«На том же курсе учился Тарковский, который тоже тогда был одинокой, игнорируемой фигурой. Когда мы с Андреем начали писать сценарии, Ромм терпеливо нам помогал. И первый наш принятый студией сценарий - «Каток и скрипка», ставший дипломом Тарковского, помог пробить именно он. Впоследствии он очень помог и с «Рублёвым». Его замечания по нашей заявке были на редкость точны.
Когда Ромм начал снимать «Девять дней одного года», мы всей гурьбой отправились ему помогать. Все его студенты делали что-то на картине. Я не делал ничего, потому что он меня пробовал на роль, которую замечательно потом сыграл Смоктуновский. В институте я проходил по амплуа легкомысленного циника. Помню, Ромм объяснял: «Мой Куликов похож на Михалкова, он тоже талантлив, но легкомыслен. Налёт цинизма есть в его отношении к работе, ко всему». У меня сохранилась фотография моей пробы на Куликова, с Таней Лавровой.
На съёмках Михаил Ильич всегда был с хронометром, его очень волновал вопрос внутреннего ритма.
Михаил Ильич ненавидел в нас ложь. И если уж он сердился, то краснел, буровел, нос вытягивался, на скулах вздувались желваки - он становился страшен. Несколько раз я видел его в таком состоянии, уже не помню точно, по каким именно поводам. Один раз скандал разразился из-за нашего сокурсника Игоря Добролюбова (потом он стал секретарём Белорусского союза кинематографистов), который хотел получить от комсомольской организации характеристику в партию. Мы ему её не дали, считая, что он делает это ради карьеры. Такие тогда мы были, принципиальные и идиоты.
В каждом из нас Ромм уважал индивидуальность, помогал нам оставаться самими собой.
Я был очень упрям. Помню, когда я снимал свой первый, ещё немой этюд (в нем снимались мой сокурсник Борис Яшин и актёр Дубровин), Ромм сказал: «У тебя ничего не получится». Я был убеждён, что всё рассчитано правильно, сказал: «По-моему, получится. Вы не правы». Жигалко (у Ромма было два ассистента - Фосс и Жигалко) убеждала меня переписать сценарий. Ромм сказал: «Не надо. Пусть снимает. Пусть сам всего хлебнёт». Так и получилось. Материал не клеился. Я оконфузился. Работа получилась плохая, даже очень плохая, вряд ли заслуживавшая и трояка.
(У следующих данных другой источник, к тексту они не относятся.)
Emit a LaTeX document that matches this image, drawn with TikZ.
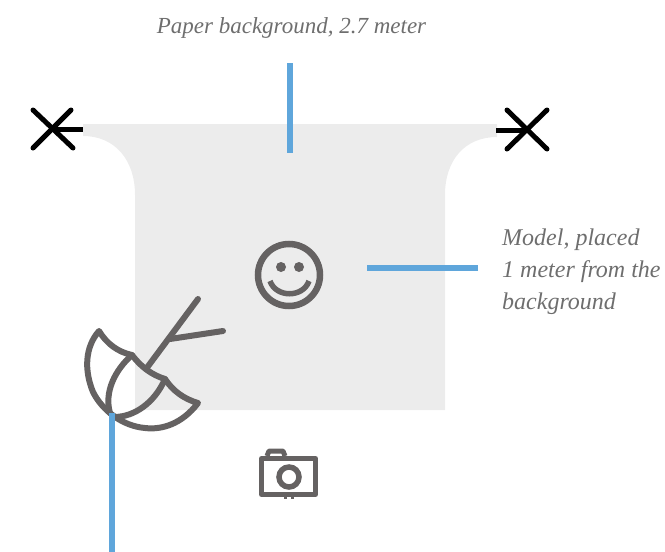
\documentclass[tikz,border=0pt]{standalone}
\usepackage{fontspec}
\setmainfont{Liberation Serif}
\definecolor{paper}{HTML}{ECECEC}
\definecolor{iconcol}{HTML}{656262}
\definecolor{leader}{HTML}{5FA6DB}
\definecolor{labelcol}{HTML}{6E6E6E}
\tikzset{
    label text/.style={font=\fontsize{24}{32}\selectfont\itshape, text=labelcol, inner sep=0pt},
    leader line/.style={leader, line width=5.5pt},
    icon line/.style={iconcol, line width=6pt, line cap=round, line join=round},
    stand line/.style={black, line width=5pt, line cap=round}
}
\begin{document}
\begin{tikzpicture}[x=1pt, y=-1pt]
        \useasboundingbox (0,0) rectangle (665,552);

        % paper
        \fill[paper] (83,124) -- (497,124) -- (497,137) .. controls (465,137) and (445,160) .. (445,195)
            -- (445,410) -- (135,410) -- (135,195) .. controls (135,160) and (115,136) .. (83,136) -- cycle;

        % stands
        \coordinate (standL) at (53,129);
        \coordinate (standR) at (526,130);
        \coordinate (paperL) at (83,129);
        \coordinate (paperR) at (496,130);
        \draw[stand line] (33,110) -- (73,148);
        \draw[stand line] (71,110) -- (33,148);
        \draw[black, line width=5pt] (standL) -- (paperL);
        \draw[stand line] (507,110) -- (547,149);
        \draw[stand line] (547,110) -- (507,149);
        \draw[black, line width=5pt] (standR) -- (paperR);

        % smiley
        \draw[iconcol, line width=6.5pt] (289,275) circle (31);
        \fill[iconcol] (281,267) circle (5);
        \fill[iconcol] (299,267) circle (5);
        \draw[iconcol, line width=5.5pt] (270,281) .. controls (276,298) and (303,298) .. (309,281);

        % umbrella
        \draw[icon line] (198,299) -- (146,369);
        \draw[icon line] (170,339) -- (223,331);
        \draw[icon line] (99,331) .. controls (107,344) and (118,352) .. (132,355)
            .. controls (141,367) and (152,375) .. (165,379)
            .. controls (173,391) and (184,399) .. (198,403)
            .. controls (182,424) and (162,430) .. (145,428)
            .. controls (122,426) and (102,410) .. (93,392)
            .. controls (84,370) and (85,347) .. (99,331) -- cycle;
        \draw[icon line] (132,355) .. controls (115,370) and (104,392) .. (110,413);
        \draw[icon line] (165,379) .. controls (155,402) and (135,417) .. (114,417);

        % camera
        \draw[iconcol, line width=5pt, line join=round] (261.5,458.5) rectangle (315.5,494.5);
        \draw[iconcol, line width=5pt, line join=round] (267,456) -- (269,451) -- (283,451) -- (285,456);
        \draw[iconcol, line width=5.5pt] (289,477) circle (10);
        \fill[iconcol] (284,496) rectangle (287,499);
        \fill[iconcol] (291,496) rectangle (294,499);

        % labels
        \node[label text, font=\fontsize{23}{32}\selectfont\itshape, anchor=base] (paperLabel) at (291.5,33) {Paper background, 2.7 meter};
        \node[label text, anchor=north west, align=left] (modelLabel) at (502,229) {Model, placed\\1 meter from the\\background};

        % leaders
        \coordinate (paperTop) at (290,63);
        \coordinate (paperEnd) at (290,153);
        \coordinate (modelEnd) at (367,268);
        \coordinate (modelStart) at (478,268);
        \coordinate (lightEnd) at (112,413);
        \coordinate (lightStart) at (112,552);
        \draw[leader line] (paperTop) -- (paperEnd);
        \draw[leader line] (modelStart) -- (modelEnd);
        \draw[leader line] (lightStart) -- (lightEnd);
    \end{tikzpicture}
\end{document}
Ромм учил нас тому, что режиссёр всегда должен быть и драматургом, так же как и драматург всегда должен быть и режиссером. Он сам был прекрасный драматург, отлично чувствовал сценарную форму, великолепно умел её анализировать. Умением анализировать драматургию я во многом обязан именно ему.
Когда я собрался снимать «Первого учителя», мы долго беседовали с ним, он написал мне очень хорошее рекомендательное письмо в Госкино. Сценарий надо было защищать, на него уже начались нападки. Письмо Ромма помогло избежать поправок.
У Михаила Ильича можно было поучиться и его огромному искусству уважать людей.
Посмотрев привезённый из Киргизии материал, он сказал:
- Я думаю, ты сам во всём разберёшься. Если в чём-то нужен мой совет - спрашивай. Сам я не хочу говорить ничего. Мне кажется, ты уже профессионал, мои замечания тебе не нужны».
Он уважал свободу каждого, право художника на собственные ошибки, необходимость самому их познать и понять».
Кончаловский А.С., Низкие истины, М., Коллекция «Совершенно секретно», 1999 г., с. 98-99.